Schwab writes that the Patriots' strength of schedule will mean they are a candidate to regress in 2026. He's spot on, they are.
"We all know about last season’s strength of schedule for the Patriots, which was one of the easiest in recent NFL history. And if that was the only thing working against the Patriots, who went 14-3 last season, it would be significant but maybe not too much to overcome. That’s not the only reason. The Patriots were the luckiest team in the NFL last season when it came to adjusted games lost due to injury, a metric from FTN Fantasy’s Aaron Schatz.
That was a massive advantage and very hard to repeat. Seven wins in games decided by seven points or less is also going to be hard to repeat. New England had a great season and has a young core, with a quarterback in Drake Maye who nearly won NFL MVP and should still be improving. But a pullback is practically inevitable, it’s just a matter of how many fewer wins the Patriots get."

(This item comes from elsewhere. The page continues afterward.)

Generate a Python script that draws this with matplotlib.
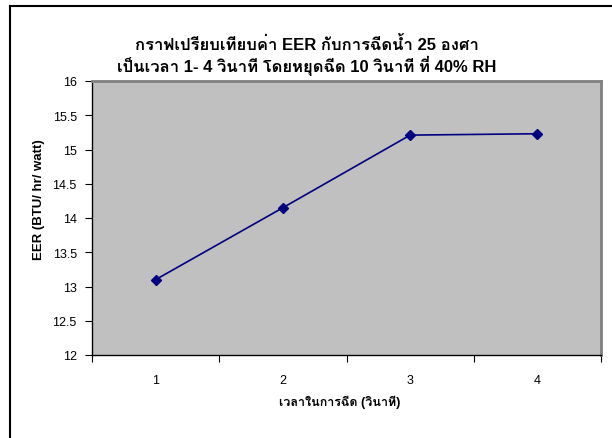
import numpy as np
import matplotlib
matplotlib.use("Agg")
import matplotlib.pyplot as plt
from matplotlib import font_manager
from matplotlib.lines import Line2D

# data
times = [1, 2, 3, 4]
eer = [13.10, 14.15, 15.21, 15.23]
yticks = [12, 12.5, 13, 13.5, 14, 14.5, 15, 15.5, 16]
ytick_labels = ["12", "12.5", "13", "13.5", "14", "14.5", "15", "15.5", "16"]

title = "กราฟเปรียบเทียบค่า EER กับการฉีดน้ำ 25 องศา\nเป็นเวลา 1- 4 วินาที โดยหยุดฉีด 10 วินาที ที่ 40% RH"
xlabel = "เวลาในการฉีด (วินาที)"
ylabel = "EER (BTU/ hr/ watt)"

# look for any installed font with Thai glyphs
thai = []
for f in font_manager.fontManager.ttflist:
    n = f.name
    if ("Thai" in n or "Tlwg" in n or n in ("Garuda", "Loma", "Kinnari", "Norasi", "Sawasdee", "Umpush", "Waree", "Purisa")) and n not in thai:
        thai.append(n)
families = ["Liberation Sans"] + thai + ["DejaVu Sans", "Noto Sans"]
plt.rcParams["font.family"] = families

fig = plt.figure(figsize=(6.12, 4.39), dpi=100)
ax = fig.add_axes([92 / 612, 1 - 356 / 439, 509 / 612, 274 / 439])
ax.set_facecolor("#c0c0c0")

ax.plot(times, eer, color="#000080", marker="D", markersize=5, linewidth=1.2)

ax.set_xlim(0.5, 4.5)
ax.set_ylim(12, 16)
ax.set_yticks(yticks)
ax.set_yticklabels(ytick_labels, fontsize=9)
ax.set_xticks([0.5, 1.5, 2.5, 3.5, 4.5])
ax.set_xticklabels([])
ax.set_xticks(times, minor=True)
ax.set_xticklabels([str(t) for t in times], minor=True, fontsize=9)
ax.tick_params(axis="x", which="minor", length=0, pad=14)
ax.tick_params(axis="x", which="major", length=5, direction="out", color="black")
ax.tick_params(axis="y", length=5, direction="out", color="black", pad=6)

for s in ["top", "right"]:
    ax.spines[s].set_color("#808080")
    ax.spines[s].set_linewidth(2)
for s in ["left", "bottom"]:
    ax.spines[s].set_color("black")
    ax.spines[s].set_linewidth(1)

fig.text(307 / 612, 1 - 56 / 439, title, ha="center", va="center",
         fontsize=12, fontweight="bold", linespacing=1.15)
fig.text(340 / 612, 1 - 402 / 439, xlabel, ha="center", va="center",
         fontsize=9, fontweight="bold")
fig.text(39 / 612, 1 - 200 / 439, ylabel, ha="center", va="center",
         fontsize=9.5, fontweight="bold", rotation=90)

# chart frame (cropped at right and bottom)
fig.add_artist(Line2D([9.5 / 612, 9.5 / 612], [0, 1 - 7 / 439], color="black", linewidth=1.5))
fig.add_artist(Line2D([9.5 / 612, 1], [1 - 7 / 439, 1 - 7 / 439], color="black", linewidth=1.5))

fig.savefig("out.png", dpi=100)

Schwab makes some good points, and the schedule argument is hard to argue. The imperative for Mike Vrabel and the Patriots was to address the sack issue head-on this offseason. They did, to some extent, but perhaps not enough to make a material difference.
For more protection on the offensive line, they added Alijah Vera-Tucker in free agency. He's solid when he's not injured, but unfortunately, in his five-year career, he's missed numerous games, including all 17 in 2025. It was a risky and less-than-optimum signing on your second-most-important unit after the quarterback.

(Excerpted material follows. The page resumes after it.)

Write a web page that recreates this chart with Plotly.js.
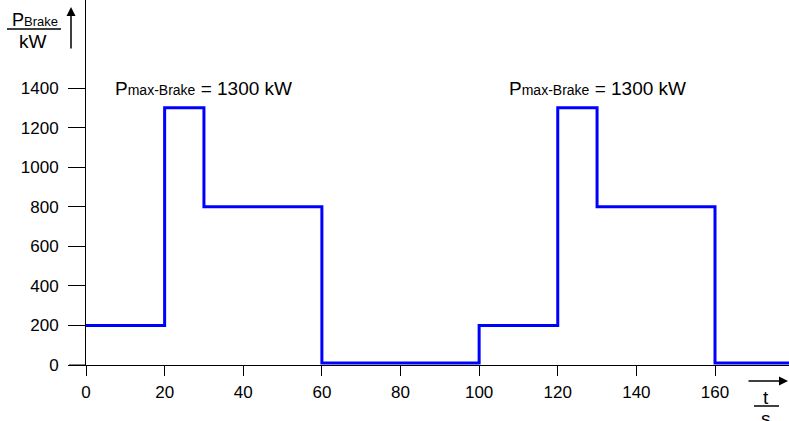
<!DOCTYPE html>
<html>
<head>
<meta charset="utf-8">
<script src="https://cdn.plot.ly/plotly-3.0.1.min.js"></script>
<style>html,body{margin:0;padding:0;background:#fff;}#chart{width:789px;height:421px;}</style>
</head>
<body>
<div id="chart"></div>
<script>
// Step profile of braking power
var timeS = [0, 20, 30, 60, 100, 120, 130, 160, 179];
var powerKW = [200, 1300, 800, 10, 200, 1300, 800, 10, 10];
var xTicks = [0, 20, 40, 60, 80, 100, 120, 140, 160];
var yTicks = [0, 200, 400, 600, 800, 1000, 1200, 1400];
var peakLabelX = [30, 130];
var peakLabelY = 1400;

var L = 86, R = 789, T = 0, B = 365;
function px(x){ return (x - L) / (R - L); }
function py(y){ return (B - y) / (B - T); }

var FONT = 'Liberation Sans, Arial, sans-serif';

var annotations = peakLabelX.map(function(x){
  return {x: x, y: peakLabelY, xref: 'x', yref: 'y', showarrow: false,
    text: 'P<span style="font-size:14px">max-Brake</span> = 1300 kW',
    font: {family: FONT, size: 19, color: '#000'}, xanchor: 'center', yanchor: 'middle'};
});
annotations.push(
  {x: px(35), y: py(20), xref: 'paper', yref: 'paper', showarrow: false,
   text: 'P<span style="font-size:13px">Brake</span>', font: {family: FONT, size: 18, color: '#000'}, xanchor: 'center', yanchor: 'middle'},
  {x: px(33), y: py(42), xref: 'paper', yref: 'paper', showarrow: false,
   text: 'kW', font: {family: FONT, size: 19, color: '#000'}, xanchor: 'center', yanchor: 'middle'},
  {x: px(71), y: py(7), xref: 'paper', yref: 'paper', showarrow: true, text: '',
   ax: 0, ay: 43, arrowhead: 2, arrowsize: 1.2, arrowwidth: 1.5, arrowcolor: '#000'},
  {x: px(789), y: py(381), xref: 'paper', yref: 'paper', showarrow: true, text: '',
   ax: -42, ay: 0, arrowhead: 2, arrowsize: 1.2, arrowwidth: 1.5, arrowcolor: '#000'},
  {x: px(766), y: py(397), xref: 'paper', yref: 'paper', showarrow: false,
   text: 't', font: {family: FONT, size: 19, color: '#000'}, xanchor: 'center', yanchor: 'middle'},
  {x: px(766), y: py(418), xref: 'paper', yref: 'paper', showarrow: false,
   text: 's', font: {family: FONT, size: 19, color: '#000'}, xanchor: 'center', yanchor: 'middle'}
);

var shapes = [
  {type: 'line', xref: 'paper', yref: 'paper', x0: px(69), x1: px(86), y0: 0, y1: 0,
   line: {color: '#000', width: 1}},
  {type: 'line', xref: 'paper', yref: 'paper', x0: px(7), x1: px(61), y0: py(29), y1: py(29),
   line: {color: '#000', width: 1.5}},
  {type: 'line', xref: 'paper', yref: 'paper', x0: px(754), x1: px(779), y0: py(406), y1: py(406),
   line: {color: '#000', width: 1.5}}
];

var trace = {x: timeS, y: powerKW, type: 'scatter', mode: 'lines',
  line: {shape: 'hv', color: '#0000ff', width: 3}, hoverinfo: 'skip', cliponaxis: false};

var layout = {
  width: 789, height: 421,
  margin: {l: L, r: 789 - R, t: T, b: 421 - B, pad: 0},
  paper_bgcolor: '#fff', plot_bgcolor: '#fff',
  showlegend: false,
  xaxis: {range: [0, (R - L) / (629 / 160)], tickvals: xTicks, ticktext: xTicks.map(String),
    showgrid: false, zeroline: false, showline: true, linecolor: '#000', linewidth: 1,
    ticks: 'outside', ticklen: 10, tickcolor: '#000', tickwidth: 1, ticklabelstandoff: 2,
    tickfont: {family: FONT, size: 17, color: '#000'}, fixedrange: true},
  yaxis: {range: [0, 365 / (277 / 1400)], tickvals: yTicks, ticktext: yTicks.map(String),
    showgrid: false, zeroline: false, showline: true, linecolor: '#000', linewidth: 1,
    ticks: 'outside', ticklen: 17, tickcolor: '#000', tickwidth: 1, ticklabelstandoff: 6,
    tickfont: {family: FONT, size: 17, color: '#000'}, fixedrange: true},
  annotations: annotations,
  shapes: shapes
};

Plotly.newPlot('chart', [trace], layout, {displayModeBar: false, staticPlot: true});
</script>
</body>
</html>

The Patriots will also move Jared Wilson, who played left guard in 2025, back to center, his last college position at Georgia. Wilson hasn't played any center in the NFL. Again, that's a risky proposition for a team that surrendered 47 regular-season sacks and another 21 in the postseason.
On the plus side, they did add a top left tackle, Caleb Lomu, in the draft. He may have to be the first guy off the bench at any of the four non-center positions on the offensive line.
In sack production, the team swapped free agent K'Lavon Chaisson for Dre'Mont Jones. There was no gain there, but they did draft a superb sack-producer in Illinois' Gabe Jacas. He adds to Jones and last season's other incumbent edge, Harold Landry III, who was injured in 2025. It's an incremental gain, but they should still add a veteran edge to augment that group.
With those factors in mind, it's not a reach for Schwab to suggest that the Patriots will likely regress record-wise in 2026. The NFL has built its salary cap, draft, and scheduling to achieve parity. Yet, what these negative suggestions should do is fuel the competitive instincts in a Patriots team that came within one game of winning it all.
When you have Drake Maye as your quarterback and maybe A.J. Brown to catch his passes, expect that anything is possible.